The Beginnings of Skynet
By David Dorf on May 07, 2009
Computers have come a long way, and many science fiction stories depict their continued maturation ultimately leading to Skynet, HAL, WOPR, etc. The internet represents a seemingly inexhaustible source of data, but its just data. Powerful search engines working in harmony on grids can find that data in milliseconds, but that's where computers stop. Until now.
You're probably thinking the next step in this evolution is artificial intelligence, but there's an intermediate step we're missing. First we need computers to derive some meaning from all that data. Computers must make sense of the data in order for it to be useful.
From the Wolfram|Alpha team...
Our overarching goal, the “higher purpose” of this project, is to make all computable, factual knowledge available to everyone. What Wolfram|Alpha does is compute on top of those facts—answering questions, solving equations, providing insights, projecting future behaviors, and more.
Now instead of searching for data, you can search for answers. But how did they do it? There are three basic ingredients. First, they assembled a large amount of verified, accurate data. Then they programmed a vast number of formulas and computations using a tool called Mathematica. Lastly, they created the interface to combine the two based on the question posed.

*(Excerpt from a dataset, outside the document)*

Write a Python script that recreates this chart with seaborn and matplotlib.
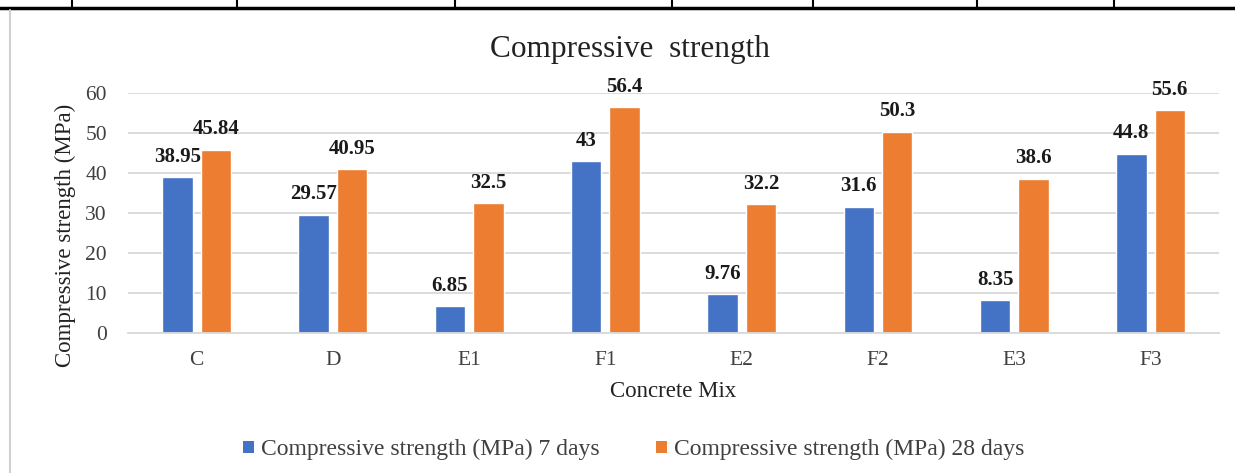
import pandas as pd
import numpy as np
import seaborn as sns
import matplotlib.pyplot as plt
from matplotlib.lines import Line2D
from matplotlib.patches import Patch

# chart data
mixes = ['C', 'D', 'E1', 'F1', 'E2', 'F2', 'E3', 'F3']
days7 = [38.95, 29.57, 6.85, 43, 9.76, 31.6, 8.35, 44.8]
days28 = [45.84, 40.95, 32.5, 56.4, 32.2, 50.3, 38.6, 55.6]
labels7 = ['38.95', '29.57', '6.85', '43', '9.76', '31.6', '8.35', '44.8']
labels28 = ['45.84', '40.95', '32.5', '56.4', '32.2', '50.3', '38.6', '55.6']
series = ['Compressive strength (MPa) 7 days', 'Compressive strength (MPa) 28 days']
colors = ['#4472C4', '#ED7D31']

df = pd.DataFrame({
    'Concrete Mix': mixes * 2,
    'value': days7 + days28,
    'series': [series[0]] * len(mixes) + [series[1]] * len(mixes),
})

sns.set_style('white')
plt.rcParams['font.family'] = ['Liberation Serif', 'DejaVu Serif']

fig = plt.figure(figsize=(12.35, 4.73), dpi=100)
ax = fig.add_axes([0.104, 0.295, 0.8828, 0.509])

sns.barplot(data=df, x='Concrete Mix', y='value', hue='series', hue_order=series,
            palette=colors, width=0.565, gap=0.21, ax=ax, legend=False, saturation=1)

for cont, labs in zip(ax.containers, [labels7, labels28]):
    ax.bar_label(cont, labels=labs, padding=7.5, fontsize=15, fontweight='bold', color='#1a1a1a')

ax.set_ylim(0, 60)
ax.set_yticks(range(0, 61, 10))
ax.yaxis.grid(True, color='#D9D9D9', linewidth=1.3)
ax.set_axisbelow(True)
for s in ['top', 'right', 'left']:
    ax.spines[s].set_visible(False)
ax.spines['bottom'].set_color('#D9D9D9')
ax.spines['bottom'].set_linewidth(1.3)
ax.tick_params(axis='both', length=0, labelsize=15.5, colors='#404040')
ax.tick_params(axis='y', pad=15.5)
ax.tick_params(axis='x', pad=12.5)

ax.set_xlabel('Concrete Mix', fontsize=16.5, color='#222222', labelpad=8)
ax.set_ylabel('Compressive strength (MPa)', fontsize=16.5, color='#222222')
ax.yaxis.set_label_coords(-0.048, 0.409)
ax.set_title('Compressive  strength', fontsize=22.5, color='#222222', pad=26, x=0.46)

handles = [Patch(facecolor=c, edgecolor='none') for c in colors]
fig.legend(handles, series, loc='center', bbox_to_anchor=(0.513, 0.049), ncol=2,
           frameon=False, fontsize=17, handlelength=0.45, handleheight=0.45,
           handletextpad=0.3, columnspacing=2.4, labelcolor='#404040')

# page / table remnants around the chart
fig.add_artist(Line2D([0, 1], [1 - 8 / 473, 1 - 8 / 473], color='black', linewidth=2.5))
for xv in [72, 237, 455, 672, 813, 977, 1114]:
    fig.add_artist(Line2D([xv / 1235, xv / 1235], [1 - 8 / 473, 1], color='black', linewidth=1.5))
fig.add_artist(Line2D([10 / 1235, 10 / 1235], [0, 1 - 10 / 473], color='#D0D0D0', linewidth=1.5))

fig.savefig('out.png', dpi=100)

A few select people have been invited to use the system, and their reports have been impressive. It will be exciting when the project is finally revealed to the public, but keep in mind that it will always be a work-in-progress.
I wonder how this new advancement will impact the way we shop for products online. Will it make it easier to find exactly what product fits our needs best? Or is it just another step toward the machines exterminating us?